Happy (Old) New Year

I assume that everyone doing British or British Colonial research is getting ready for New Year’s Eve. It’s time to uncork another of those pre1752 bottles you have hidden away, put on your homemade tri-cornered party hat and get together with fellow genealogists.

Ok, maybe not, but the fact that New Year’s Day is coming up, in a sense, is true and that is a reason why I started to give a talk about understanding calendars and why I’ve been waiting for this time of year to roll around ever since I started this blog. As calendric cognoscenti know, by the “old style” calendar used in Britain and the colonies until 1752, March 25 was the first day of the year.

I am cheating in a bit, though. The calendar in use was also a Julian calendar that had fallen out of alignment with the seasons, and not the Gregorian calendar now in use. As we will see, the two calendars do not line up. Also, March 25 was the start of the civil year but almanacs started on January 1, using what was sometimes called the “historical year.” During the gap from January 1 to March 24 when the year had a different number depending on whether it was civil or historical, people often used double dating, that is, they specified both years at the same time in the same date. This is the meaning of dates like February 12, 1671/2. It was 1671 in the civil year but already 1672 in the historical year.

The Julian calendar itself, independent of the day that began the year, had a problem as well. It was meant to be a solar calendar, which means that roughly speaking, on average one calendar year should be the amount of time taken by the Earth to go once around the sun. It turned out that it wasn’t quite reproducing the solar year. This became important because Easter is calculated using the spring equinox and the Church had defined the equinox to occur on March 21 instead of relying on observation. So, any inaccuracy in the calendar meant that Easter would drift away from the true equinox. By the time the more accurate Gregorian calendar was adopted by Catholic countries in the 1580s, the Julian calendar was off from the sun by 10 days. By the time the British Parliament approved the adoption of the Gregorian calendar in Britain and the colonies, eleven days needed to be dropped from the calendar to realign it with the sun. By now, the Julian calendar then in use would be off by thirteen days and that means that the old March 25 doesn’t occur until our April 7. It isn’t even easy to decide when to put on that party hat.

Temporal Mapping

Many genealogists love old maps and I am certainly one of them. Maps show you where people lived, where the canal or railroad ran, the location of the trail through the wilderness or the pass over the mountains. As helpful as that might be, it only helps you locate your ancestors in space. Family historians should love old calendars as well. Calendars are our maps of time. Understanding the calendars that our ancestors lived under is like understanding the Cumberland Gap, the Erie Canal or the Oregon Trail. Each explains how people got from point A to point B but only calendars explain how they got there though time.

We are so used to the calendar simply working that we take it for granted. We celebrate the new year and we are somewhat interested when an extra day is added to February. Occasionally, we might also wonder why February has so few days but that is normally the limit of our interest.

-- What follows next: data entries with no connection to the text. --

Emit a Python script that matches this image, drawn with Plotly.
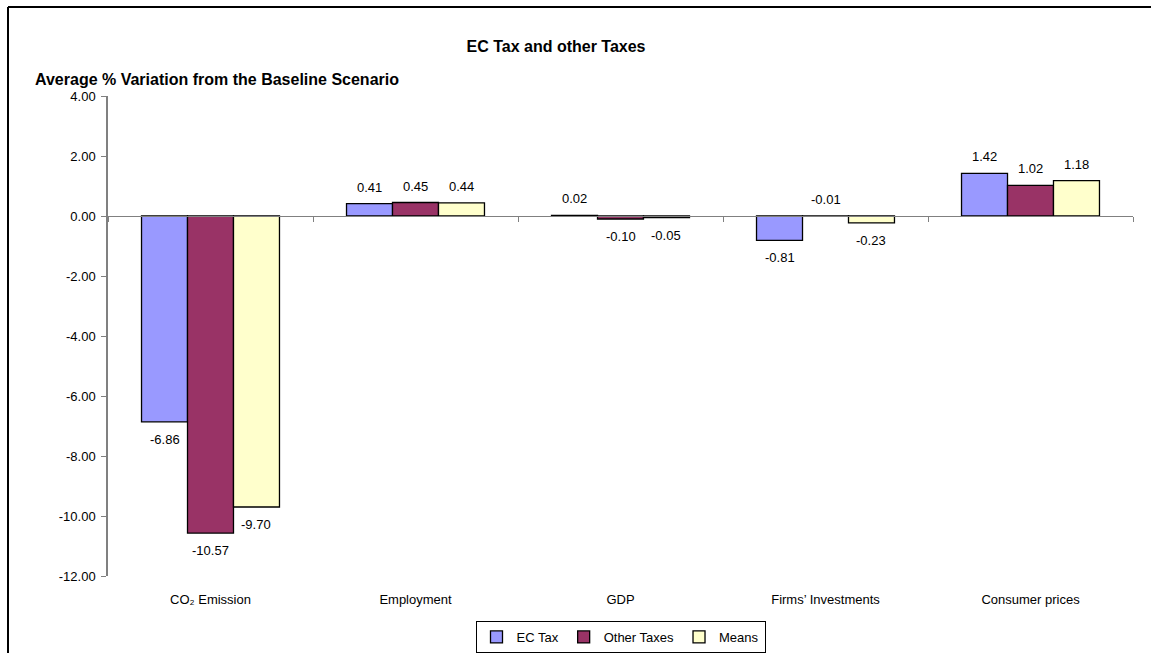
import plotly.graph_objects as go

categories = ["CO₂ Emission", "Employment", "GDP", "Firms’ Investments", "Consumer prices"]
series_names = ["EC Tax", "Other Taxes", "Means"]
ec_tax = [-6.86, 0.41, 0.02, -0.81, 1.42]
other_taxes = [-10.57, 0.45, -0.10, -0.01, 1.02]
means = [-9.70, 0.44, -0.05, -0.23, 1.18]
colors = ["#9999FF", "#993366", "#FFFFCC"]
y_ticks = [4, 2, 0, -2, -4, -6, -8, -10, -12]

W, H = 1151, 668
L, R, T = 108, 18, 96
PLOT_BOTTOM = 576
B = H - PLOT_BOTTOM
pw, ph = W - L - R, H - T - B
FONT = "Liberation Sans, Arial, sans-serif"


def px_x(x):
    return (x - L) / pw


def px_y(y):
    return (PLOT_BOTTOM - y) / ph


fig = go.Figure()
all_series = [ec_tax, other_taxes, means]
for name, vals, col in zip(series_names, all_series, colors):
    fig.add_trace(go.Bar(
        name=name, x=categories, y=vals,
        marker=dict(color=col, line=dict(color="black", width=1.3)),
        hoverinfo="x+y",
    ))

bargap = 0.327
bw = (1 - bargap) / 3
annotations = []
for si, vals in enumerate(all_series):
    off = (si - 1) * bw
    for ci, v in enumerate(vals):
        above = v > -0.05
        annotations.append(dict(
            x=ci + off, y=v if (v >= 0 or not above) else 0, xref="x", yref="y",
            text=f"{v:.2f}", showarrow=False,
            yanchor="bottom" if above else "top",
            yshift=7 if above else -8,
            font=dict(size=13, color="black", family=FONT),
        ))

# y-axis title (horizontal, top-left)
annotations.append(dict(
    x=px_x(33), y=px_y(80), xref="paper", yref="paper",
    text="<b>Average % Variation from the Baseline Scenario</b>", showarrow=False,
    xanchor="left", yanchor="middle", font=dict(size=16, color="black", family=FONT),
))

fig.update_layout(
    width=W, height=H, autosize=False,
    margin=dict(l=L, r=R, t=T, b=B),
    paper_bgcolor="white", plot_bgcolor="white",
    barmode="group", bargap=bargap, bargroupgap=0,
    title=dict(text="<b>EC Tax and other Taxes</b>", x=556 / W, xanchor="center",
               y=1 - 46 / H, yanchor="middle", yref="container",
               font=dict(size=16, color="black", family=FONT)),
    font=dict(family=FONT, size=13, color="black"),
    showlegend=True,
    legend=dict(orientation="h", x=0.5, xanchor="center",
                y=px_y(621), yanchor="top",
                bordercolor="black", borderwidth=1, bgcolor="white",
                font=dict(size=13, color="black", family=FONT),
                itemwidth=30, tracegroupgap=0),
    xaxis=dict(type="category", categoryarray=categories, range=[-0.5, 4.5],
               showline=False, ticks="", showgrid=False, zeroline=False,
               ticklabelstandoff=14, tickfont=dict(size=13, color="black")),
    xaxis2=dict(overlaying="x", anchor="free", position=(0 - (-12)) / 16,
                range=[-0.5, 4.5], tickvals=[-0.5, 0.5, 1.5, 2.5, 3.5, 4.5],
                showticklabels=False, ticks="outside", ticklen=5, tickcolor="#808080",
                showline=True, linecolor="#808080", linewidth=1, showgrid=False,
                zeroline=False, side="bottom"),
    yaxis=dict(range=[-12, 4], tickvals=y_ticks,
               ticktext=[f"{v:.2f}" for v in y_ticks],
               showline=True, linecolor="#808080", linewidth=1.5,
               ticks="outside", ticklen=5, tickcolor="#808080", ticklabelstandoff=3,
               showgrid=False, zeroline=False, tickfont=dict(size=13, color="black")),
    annotations=annotations,
    shapes=[
        dict(type="line", xref="paper", yref="paper",
             x0=px_x(8), x1=px_x(W), y0=px_y(7), y1=px_y(7),
             line=dict(color="black", width=2), layer="below"),
        dict(type="line", xref="paper", yref="paper",
             x0=px_x(8), x1=px_x(8), y0=px_y(7), y1=px_y(H),
             line=dict(color="black", width=2), layer="below"),
    ],
)
# invisible helper trace so the zero-line axis (xaxis2) is drawn
fig.add_trace(go.Scatter(x=[-0.5], y=[0], xaxis="x2", mode="markers",
                         marker=dict(opacity=0), showlegend=False, hoverinfo="skip"))

fig.write_html("out.html", config={"displayModeBar": False, "responsive": False},
               post_script="document.body.style.margin='0';document.documentElement.style.overflow='hidden';document.body.style.overflow='hidden';")
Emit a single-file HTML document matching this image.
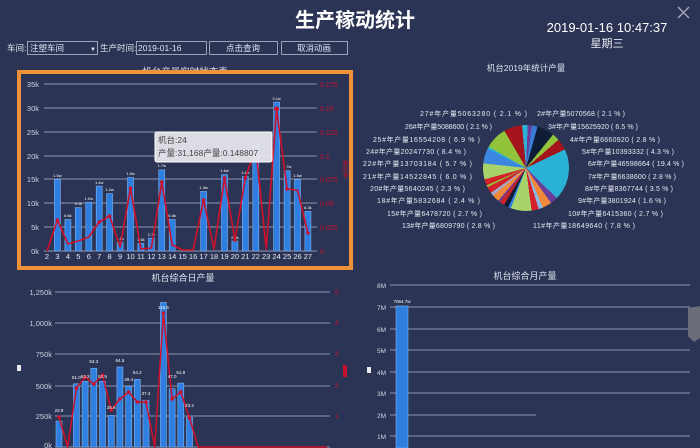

Yet historically, calendars are not so clear cut. Different places have had different calendars. The length of the year, the timing of any leap days and their placement in the year, the date that marks the new year and the moment from which the years are counted can all be different from one calendar to another. The number and lengths of the months and weeks can be different. The calendar in use one year might not be the same as was used the year before. The calendar used “here” might not be the same as the calendar used “there” even if “there” was only a few miles away. As we’ve seen, there might even be different definitions of the year in the same place, used by the same people. Interpreting a date means knowing the calendar in which it was expressed and if the document is not original, what “correction” might have been placed on that date.

How much could the calendar change? In England, Wales, Ireland and the colonies the year 1751 was officially only 282 days long because it ran from March 25 only to December 31 because the start of the new year was moved. Notice that “Britain” did not make this first change. Scotland had been using a calendar that began the year on January 1 for 152 years. The following year September 2 was followed the next day by September 14 as the calendar was put back in line with the seasons and changed from Julian to Gregorian.

Calendar changes, some major, some minor, occurred in different places at different times. The calendar used for an ancestor’s documents can depend on calendar reform, shifting borders, religion and that ancestor’s own movements with all these factors interacting. Knowing what calendar was being used and how dates were being written is not always easy but it can make the difference between a hypothesis having impossible timing and it being an obvious explanation. Perhaps the most important thing to understand about calendars is that the moment you see an old date, you need to ask yourself, “Do I understand this?”

Footnote: Julian vs Gregorian

The basic difference between these two calendars is how leap days are used to attempt to keep the calendar year aligned with the seasons. The Julian calendar has a leap day every four years without exception. That makes the average year slightly too long. The Gregorian calendar eliminates three leap days every four hundred years to keep in better relation with the solar year. Years that end in “00” would be leap years by the Julian calendar but are not leap years in the Gregorian calendar unless they can be evenly divided by 400. So, in the Gregorian calendar 1800 and 1900 were not leap years and 2100 will not be a leap year but 2000, being divisible by 400, was a leap year.